- **Data in this exercise**:
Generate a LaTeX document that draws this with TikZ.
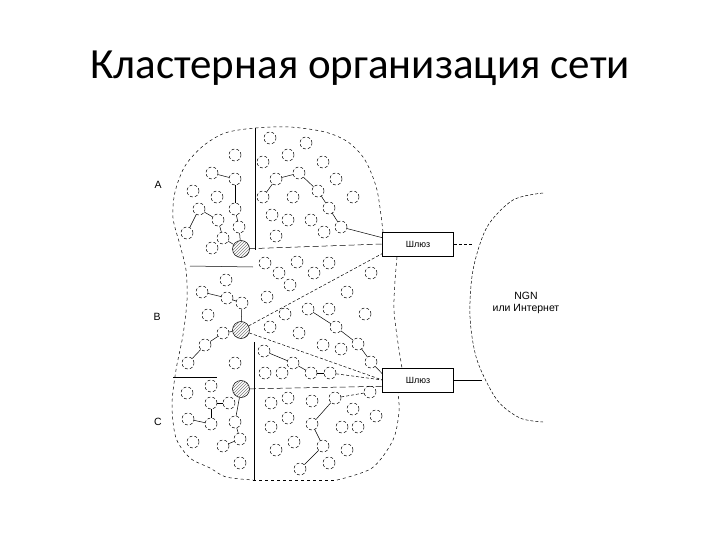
\documentclass[tikz,border=0pt]{standalone}
\usepackage{fontspec}
\setmainfont{Liberation Sans}
\newfontfamily\titlefont{Carlito}
\usetikzlibrary{
    patterns
}
\tikzset{
  host/.style={
    draw,
    circle,
    densely dashed,
    minimum size=12pt,
    inner sep=0pt
  },
  head/.style={
    draw,
    circle,
    pattern=north east lines,
    pattern color=gray,
    minimum size=17pt,
    inner sep=0pt
  },
  gate/.style={
    draw,
    rectangle,
    minimum width=71pt,
    minimum height=24pt,
    font=\fontsize{9}{11}\selectfont
  },
  zone/.style={
    font=\fontsize{10.5}{12}\selectfont
  },
  border/.style={
    dashed
  },
  sector/.style={
    dash pattern=on 6pt off 3pt
  }
}

\begin{document}
\begin{tikzpicture}[x=1pt,y=-1pt,line width=0.5pt]
    \useasboundingbox (0,0) rectangle (720,540);

    % заголовок
    \node[anchor=base,font=\titlefont\fontsize{43}{50}\selectfont] (title) at (360,79) {Кластерная организация сети};

    % шлюзы и сеть
    \node[gate] (G1) at (418,244) {Шлюз};
    \node[gate] (G2) at (418,380) {Шлюз};
    \node[zone,align=center] (ngn) at (526,303) {NGN\\или Интернет};
    \coordinate (n1) at (472,244);
    \coordinate (n2) at (482,380);

    % кластеры
    \node[zone] (lA) at (158,185) {A};
    \node[zone] (lB) at (157,317) {B};
    \node[zone] (lC) at (158,422) {C};

    % головные узлы
    \node[head] (hA) at (241,249) {};
    \node[head] (hB) at (241,330) {};
    \node[head] (hC) at (241,389) {};

    % узлы
    \foreach \n/\x/\y in {a1/235/155,a2/212/173,a3/235/179,a4/193/191,a5/217/197,a6/199/209,
        a7/235/209,a8/218/220,a9/239/227,a10/187/233,a11/223/238,a12/212/248}
        \node[host] (\n) at (\x,\y) {};
    \foreach \n/\x/\y in {b1/270/138,b2/306/143,b3/288/155,b4/263/162,b5/323/162,b6/299/173,
        b7/276/179,b8/336/179,b9/318/191,b10/263/197,b11/293/197,b12/353/197,b13/329/208,
        b14/272/215,b15/288/220,b16/311/220,b17/341/227,b18/324/232,b19/276/236}
        \node[host] (\n) at (\x,\y) {};
    \foreach \n/\x/\y in {c1/226/280,c2/202/292,c3/227/298,c4/242/303,c5/208/315,c6/223/333,
        c7/205/345,c8/188/363,c9/235/363}
        \node[host] (\n) at (\x,\y) {};
    \foreach \n/\x/\y in {d1/265/263,d2/297/262,d3/329/263,d4/279/273,d5/314/273,d6/371/273,
        d7/290/285,d8/267/297,d9/347/292}
        \node[host] (\n) at (\x,\y) {};
    \foreach \n/\x/\y in {e1/285/314,e2/308/309,e3/329/309,e4/365/314,e5/270/327,e6/336/327,
        e7/299/333,e8/323/345,e9/341/349,e10/358/344,e11/371/362}
        \node[host] (\n) at (\x,\y) {};
    \foreach \n/\x/\y in {f1/264/351,f2/293/363,f3/311/373,f4/330/373,f5/265/373,f6/282/373}
        \node[host] (\n) at (\x,\y) {};
    \foreach \n/\x/\y in {g1/187/393,g2/211/386,g3/211/403,g4/229/403,g5/188/419,g6/211/424,
        g7/235/422,g8/193/442,g9/240/439,g10/223/446,g11/240/463}
        \node[host] (\n) at (\x,\y) {};
    \foreach \n/\x/\y in {h1/370/392,h2/335/398,h3/288/398,h4/312/401,h5/271/403,h6/353/409,
        h7/376/416,h8/288/418,h9/271/427,h10/312/424,h11/342/427,h12/358/427,h13/294/442,
        h14/323/446,h15/276/450,h16/347/450,h17/329/463,h18/300/469}
        \node[host] (\n) at (\x,\y) {};

    % связи
    \draw (a2) -- (a3);
    \draw (a3) -- (a7);
    \draw (a7) -- (a9);
    \draw (a9) -- (hA);
    \draw (a6) -- (a10);
    \draw (a6) -- (a8);
    \draw (a8) -- (a11);
    \draw (a11) -- (hA);
    \draw (b7) -- (b6);
    \draw (b7) -- (b10);
    \draw (b6) -- (b9);
    \draw (b9) -- (b13);
    \draw (b13) -- (b17);
    \draw (b17) -- (G1.170);
    \draw (c2) -- (c3);
    \draw (c3) -- (c4);
    \draw (c4) -- (hB);
    \draw (hB) -- (c6);
    \draw (c6) -- (c7);
    \draw (c7) -- (c8);
    \draw (e2) -- (e6);
    \draw (e6) -- (e10);
    \draw (e10) -- (e11);
    \draw (e11) -- (G2.170);
    \draw (f1) -- (f2);
    \draw (f2) -- (f3);
    \draw (f3) -- (f4);
    \draw[densely dashed] (f4) -- (G2.west);
    \draw (hC) -- (g7);
    \draw (g3) -- (g4);
    \draw (g3) -- (g6);
    \draw (g5) -- (g6);
    \draw (g7) -- (g9);
    \draw (g9) -- (g10);
    \draw[densely dashed] (h2) -- (h1);
    \draw (h2) -- (h10);
    \draw (h10) -- (h14);
    \draw (h14) -- (h18);

    % границы секторов
    \draw[sector] (hA) -- (G1.west);
    \draw[densely dashed] (hB) -- (G1.195);
    \draw[densely dashed] (hB) -- (G2.west);
    \draw[sector] (hC) -- (G2.190);
    \draw (255,128) -- (255,250);
    \draw (190,266) -- (253,267);
    \draw (173,377) -- (217,377);
    \draw (254,342) -- (254,480);

    % контур кластеров
    \draw[border] (G1.north west) plot[smooth] coordinates {(383,232) (377,190) (365,160) (348,142)
        (325,132) (290,127) (255,128) (225,133) (203,146) (185,166) (175,192) (173,218)
        (180,245) (186,270) (187,300) (183,335) (176,370) (172,405) (176,438) (190,458)
        (210,468) (226,477) (253,480)};
    \draw[border] (253,480) -- (337,480);
    \draw[border] plot[smooth] coordinates {(337,480) (372,468) (393,440) (399,412) (398,393)};
    \draw[border] plot[smooth] coordinates {(397,257) (394,310) (402,368)};

    % сеть NGN
    \draw[densely dashed] (G1.east) -- (n1);
    \draw (G2.east) -- (n2);
    \draw[densely dashed] plot[smooth] coordinates {(543,193) (513,200) (487,227) (473,270)
        (470,317) (477,360) (497,400) (520,418) (543,422)};
\end{tikzpicture}
\end{document}
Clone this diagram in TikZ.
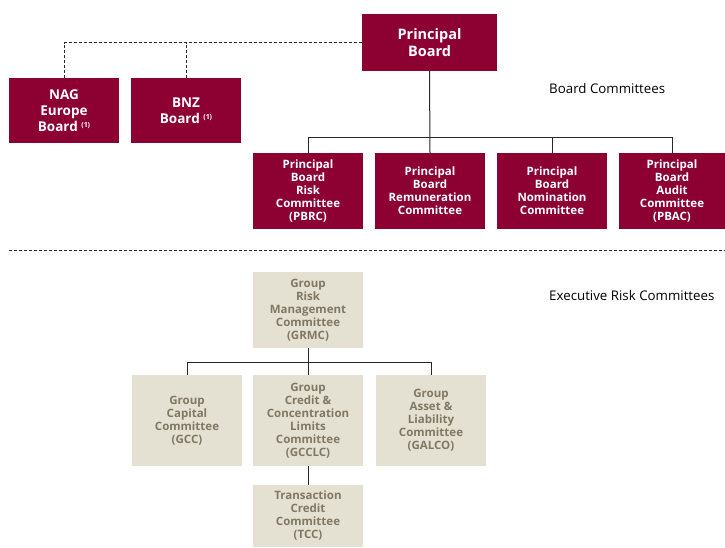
\documentclass[tikz,border=0pt]{standalone}
\usepackage{fontspec}
\setmainfont{Open Sans}
\definecolor{burg}{RGB}{140,0,50}
\definecolor{beige}{RGB}{229,225,210}
\definecolor{btext}{RGB}{128,120,100}
\definecolor{lnc}{RGB}{40,40,40}
\begin{document}
\begin{tikzpicture}[x=1pt,y=-1pt,
  bbox/.style={fill=burg, text=white, font=\bfseries\fontsize{11.5}{13}\selectfont, align=center, inner sep=0pt, minimum width=110pt, minimum height=76pt},
  gbox/.style={fill=beige, text=btext, font=\bfseries\fontsize{11.5}{13}\selectfont, align=center, inner sep=0pt, minimum width=110pt, minimum height=76pt},
  conn/.style={draw=lnc, line width=1pt},
  dconn/.style={draw=lnc, line width=1pt, dash pattern=on 3pt off 2pt},
  lbl/.style={anchor=west, font=\fontsize{13.3}{15}\selectfont, inner sep=0pt}]
\useasboundingbox (0,0) rectangle (725,547);
% top boards
\node[bbox, minimum width=135pt, minimum height=57pt, font=\bfseries\fontsize{14.5}{17}\selectfont] (pb) at (429.5,42.5) {Principal\\Board};
\node[bbox, minimum height=65pt, font=\bfseries\fontsize{13.5}{16}\selectfont] (nag) at (64,110.5) {NAG\\Europe\\Board {\fontsize{7}{7}\selectfont\raisebox{3.5pt}{(1)}}};
\node[bbox, minimum height=65pt, font=\bfseries\fontsize{13.5}{16}\selectfont] (bnz) at (186,110.5) {BNZ\\Board {\fontsize{7}{7}\selectfont\raisebox{3.5pt}{(1)}}};
% committees
\node[bbox] (pbrc) at (308,191) {Principal\\Board\\Risk\\Committee\\(PBRC)};
\node[bbox] (rem) at (430,191) {Principal\\Board\\Remuneration\\Committee};
\node[bbox] (nom) at (552,191) {Principal\\Board\\Nomination\\Committee};
\node[bbox, minimum width=106pt] (aud) at (672,191) {Principal\\Board\\Audit\\Committee\\(PBAC)};
% labels
\node[lbl] (bc) at (549,89) {Board Committees};
\node[lbl] (erc) at (549,296) {Executive Risk Committees};
% separator
\coordinate (s1) at (9,250);
\coordinate (s2) at (725,250);
\draw[dconn] (s1) -- (s2);
% executive
\node[gbox] (grmc) at (308,310) {Group\\Risk\\Management\\Committee\\(GRMC)};
\node[gbox, minimum height=91pt] (gcc) at (187,420.5) {Group\\Capital\\Committee\\(GCC)};
\node[gbox, minimum height=91pt] (gcclc) at (308,420.5) {Group\\Credit \&\\Concentration\\Limits\\Committee\\(GCCLC)};
\node[gbox, minimum height=91pt] (galco) at (431,420.5) {Group\\Asset \&\\Liability\\Committee\\(GALCO)};
\node[gbox, minimum height=62pt] (tcc) at (308,516) {Transaction\\Credit\\Committee\\(TCC)};
% connectors top
\draw[dconn] (nag.north) -- (nag.north |- pb.west) -- (pb.west);
\draw[dconn] (bnz.north) -- (bnz.north |- pb.west);
\draw[conn] (pb.south) -- (rem.north);
\draw[conn] (pbrc.north) -- ++(0,-15) -| (aud.north);
\draw[conn] (nom.north) -- ++(0,-15);
% connectors bottom
\draw[conn] (grmc.south) -- (gcclc.north);
\draw[conn] (gcc.north) -- ++(0,-12) -| (galco.north);
\draw[conn] (gcclc.south) -- (tcc.north);
\end{tikzpicture}
\end{document}
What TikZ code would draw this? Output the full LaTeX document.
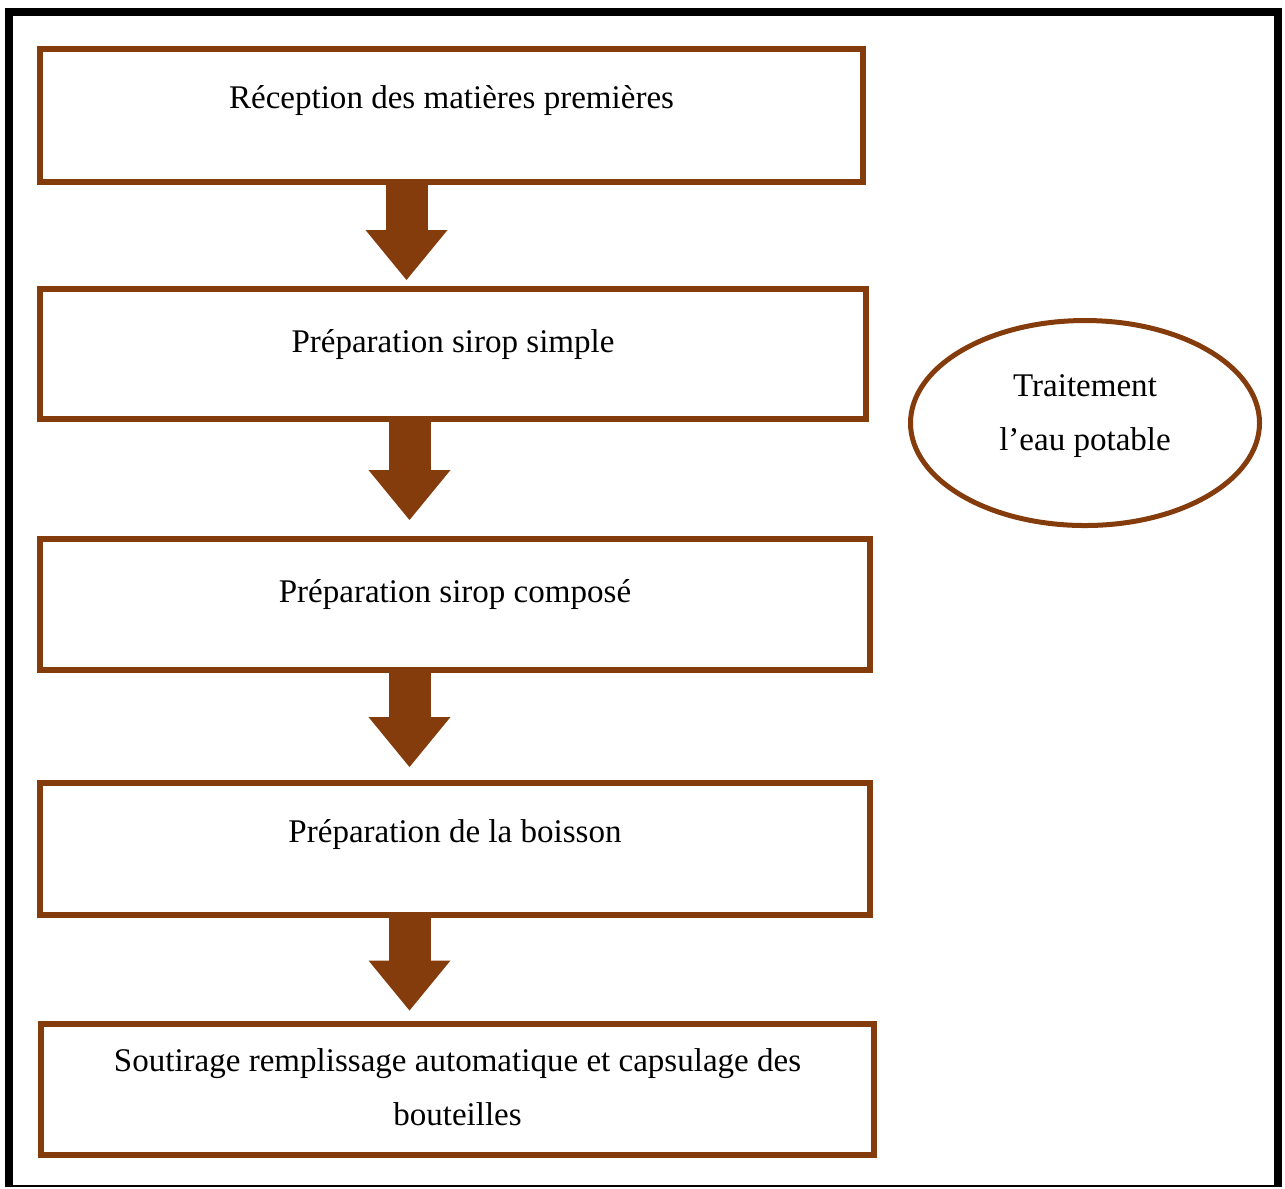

- **Problem statement**: Only lines belong in the copy: transcribe those from the start of the data through the line that contains "(hC) at (241,389)", and skip the pictures.

- **Reply to the exercise**:
Generate a LaTeX document that draws this with TikZ.
\documentclass[tikz,border=0pt]{standalone}
\usepackage{fontspec}
\setmainfont{Liberation Sans}
\newfontfamily\titlefont{Carlito}
\usetikzlibrary{
    patterns
}
\tikzset{
  host/.style={
    draw,
    circle,
    densely dashed,
    minimum size=12pt,
    inner sep=0pt
  },
  head/.style={
    draw,
    circle,
    pattern=north east lines,
    pattern color=gray,
    minimum size=17pt,
    inner sep=0pt
  },
  gate/.style={
    draw,
    rectangle,
    minimum width=71pt,
    minimum height=24pt,
    font=\fontsize{9}{11}\selectfont
  },
  zone/.style={
    font=\fontsize{10.5}{12}\selectfont
  },
  border/.style={
    dashed
  },
  sector/.style={
    dash pattern=on 6pt off 3pt
  }
}

\begin{document}
\begin{tikzpicture}[x=1pt,y=-1pt,line width=0.5pt]
    \useasboundingbox (0,0) rectangle (720,540);

    % заголовок
    \node[anchor=base,font=\titlefont\fontsize{43}{50}\selectfont] (title) at (360,79) {Кластерная организация сети};

    % шлюзы и сеть
    \node[gate] (G1) at (418,244) {Шлюз};
    \node[gate] (G2) at (418,380) {Шлюз};
    \node[zone,align=center] (ngn) at (526,303) {NGN\\или Интернет};
    \coordinate (n1) at (472,244);
    \coordinate (n2) at (482,380);

    % кластеры
    \node[zone] (lA) at (158,185) {A};
    \node[zone] (lB) at (157,317) {B};
    \node[zone] (lC) at (158,422) {C};

    % головные узлы
    \node[head] (hA) at (241,249) {};
    \node[head] (hB) at (241,330) {};
    \node[head] (hC) at (241,389) {};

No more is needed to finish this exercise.